_Task description_.
Return precisely the span of lines from the top of the material below to the line containing "0.10418, 0.10954, 0.11475, 0.11986]", both included. Pictures are excluded.

_Data shown_.
◆ ◆ ◆ ◆ ◆ ◆ ◆

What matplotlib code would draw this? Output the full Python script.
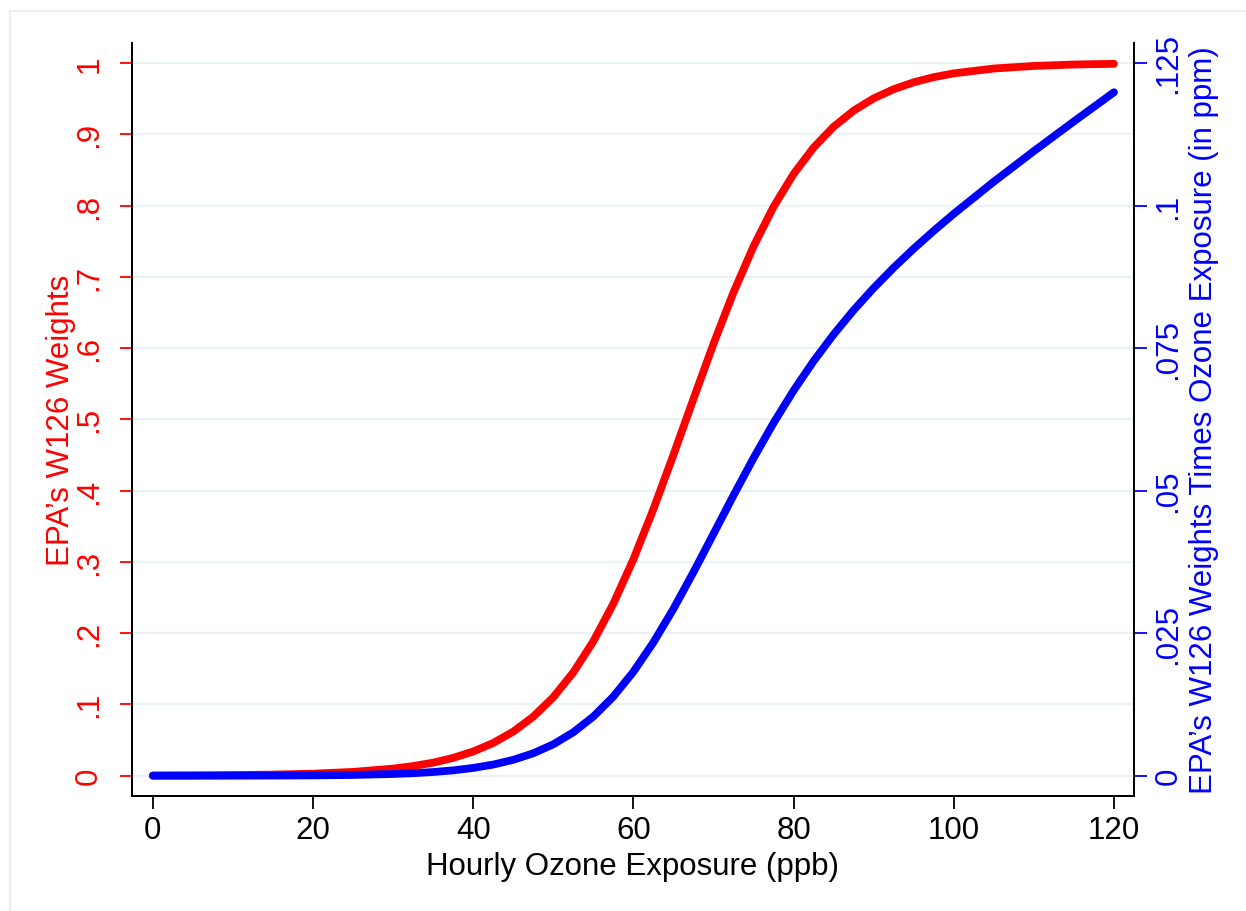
import matplotlib.pyplot as plt
from matplotlib.lines import Line2D

plt.rcParams["font.family"] = ["Liberation Sans", "DejaVu Sans"]

# hourly ozone (ppb) and values
ozone = [0, 5, 10, 15, 20, 25, 30, 32.5, 35, 37.5, 40, 42.5, 45, 47.5,
         50, 52.5, 55, 57.5, 60, 62.5, 65, 67.5, 70, 72.5, 75, 77.5,
         80, 82.5, 85, 87.5, 90, 92.5, 95, 97.5, 100, 105, 110, 115, 120]
weights = [0.0002, 0.0004, 0.0008, 0.0015, 0.0028, 0.0053, 0.0099, 0.0135,
           0.0183, 0.0250, 0.0339, 0.0459, 0.0618, 0.0828, 0.1101, 0.1449,
           0.1885, 0.2414, 0.3036, 0.3740, 0.4502, 0.5287, 0.6059, 0.6781,
           0.7427, 0.7982, 0.8442, 0.8813, 0.9105, 0.9331, 0.9503, 0.9632,
           0.9729, 0.9801, 0.9854, 0.9922, 0.9958, 0.9978, 0.9988]
weighted = [0.0, 0.000002, 0.000008, 0.0000225, 0.000056, 0.00013, 0.0003,
            0.000437, 0.00064, 0.000936, 0.00136, 0.00195, 0.00278, 0.00393,
            0.0055, 0.00761, 0.01037, 0.01388, 0.01822, 0.02338, 0.02926,
            0.03569, 0.04241, 0.04916, 0.0557, 0.06186, 0.06754, 0.07271,
            0.07739, 0.08165, 0.08552, 0.0891, 0.09243, 0.09556, 0.09854,
            0.10418, 0.10954, 0.11475, 0.11986]

left_ticks = [0, .1, .2, .3, .4, .5, .6, .7, .8, .9, 1]
left_labels = ["0", ".1", ".2", ".3", ".4", ".5", ".6", ".7", ".8", ".9", "1"]
right_ticks = [0, .025, .05, .075, .1, .125]
right_labels = ["0", ".025", ".05", ".075", ".1", ".125"]
x_ticks = [0, 20, 40, 60, 80, 100, 120]

W, H = 1246, 912
fig = plt.figure(figsize=(W / 100, H / 100), dpi=100)
fig.patch.set_facecolor("white")

# faint outer frame (only top and left edges show)
frame_col = "#eaf0f2"
fig.add_artist(Line2D([10 / W, 10 / W], [0, 1 - 12 / H], color=frame_col, lw=1.5))
fig.add_artist(Line2D([10 / W, 1], [1 - 12 / H, 1 - 12 / H], color=frame_col, lw=1.5))

ax = fig.add_axes([132 / W, (H - 797) / H, 1002 / W, 753 / H])
ax2 = ax.twinx()

ylo, yhi = -0.0285, 1.028
ax.set_xlim(-2.6, 122.5)
ax.set_ylim(ylo, yhi)
ax2.set_ylim(ylo * 0.125, yhi * 0.125)

for y in left_ticks:
    ax.axhline(y, color="#eaf2f3", lw=1.6, zorder=0)

ax.plot(ozone, weights, color="#ff0000", lw=5.6, solid_capstyle="round",
        solid_joinstyle="round", zorder=3)
ax2.plot(ozone, weighted, color="#0000ff", lw=5.6, solid_capstyle="round",
         solid_joinstyle="round", zorder=3)

ax.spines["top"].set_visible(False)
ax2.spines["top"].set_visible(False)
for a in (ax, ax2):
    for s in a.spines.values():
        s.set_linewidth(1.4)

fs = 22.5
ax.set_xticks(x_ticks)
ax.set_xticklabels([str(t) for t in x_ticks])
ax.tick_params(axis="x", length=9, width=1.3, pad=5, labelsize=fs, colors="black")

ax.set_yticks(left_ticks)
ax.set_yticklabels(left_labels, rotation=90, va="center")
ax.tick_params(axis="y", length=9, width=1.3, pad=11, labelsize=fs,
               colors="#ff0000")

ax2.set_yticks(right_ticks)
ax2.set_yticklabels(right_labels, rotation=90, va="center")
ax2.tick_params(axis="y", length=9, width=1.3, pad=5, labelsize=fs,
                colors="#0000ff")

ax.set_xlabel("Hourly Ozone Exposure (ppb)", fontsize=fs, labelpad=4)
ax.set_ylabel("EPA\u2019s W126 Weights", fontsize=fs, color="#ff0000", labelpad=-1)
ax2.set_ylabel("EPA\u2019s W126 Weights Times Ozone Exposure (in ppm)", fontsize=fs,
               color="#0000ff", rotation=90, labelpad=4)

fig.savefig("out.png", dpi=100, facecolor="white")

◆ ◆ ◆ ◆ ◆ ◆ ◆

_In response_.
What matplotlib code would draw this? Output the full Python script.
import matplotlib.pyplot as plt
from matplotlib.lines import Line2D

plt.rcParams["font.family"] = ["Liberation Sans", "DejaVu Sans"]

# hourly ozone (ppb) and values
ozone = [0, 5, 10, 15, 20, 25, 30, 32.5, 35, 37.5, 40, 42.5, 45, 47.5,
         50, 52.5, 55, 57.5, 60, 62.5, 65, 67.5, 70, 72.5, 75, 77.5,
         80, 82.5, 85, 87.5, 90, 92.5, 95, 97.5, 100, 105, 110, 115, 120]
weights = [0.0002, 0.0004, 0.0008, 0.0015, 0.0028, 0.0053, 0.0099, 0.0135,
           0.0183, 0.0250, 0.0339, 0.0459, 0.0618, 0.0828, 0.1101, 0.1449,
           0.1885, 0.2414, 0.3036, 0.3740, 0.4502, 0.5287, 0.6059, 0.6781,
           0.7427, 0.7982, 0.8442, 0.8813, 0.9105, 0.9331, 0.9503, 0.9632,
           0.9729, 0.9801, 0.9854, 0.9922, 0.9958, 0.9978, 0.9988]
weighted = [0.0, 0.000002, 0.000008, 0.0000225, 0.000056, 0.00013, 0.0003,
            0.000437, 0.00064, 0.000936, 0.00136, 0.00195, 0.00278, 0.00393,
            0.0055, 0.00761, 0.01037, 0.01388, 0.01822, 0.02338, 0.02926,
            0.03569, 0.04241, 0.04916, 0.0557, 0.06186, 0.06754, 0.07271,
            0.07739, 0.08165, 0.08552, 0.0891, 0.09243, 0.09556, 0.09854,
            0.10418, 0.10954, 0.11475, 0.11986]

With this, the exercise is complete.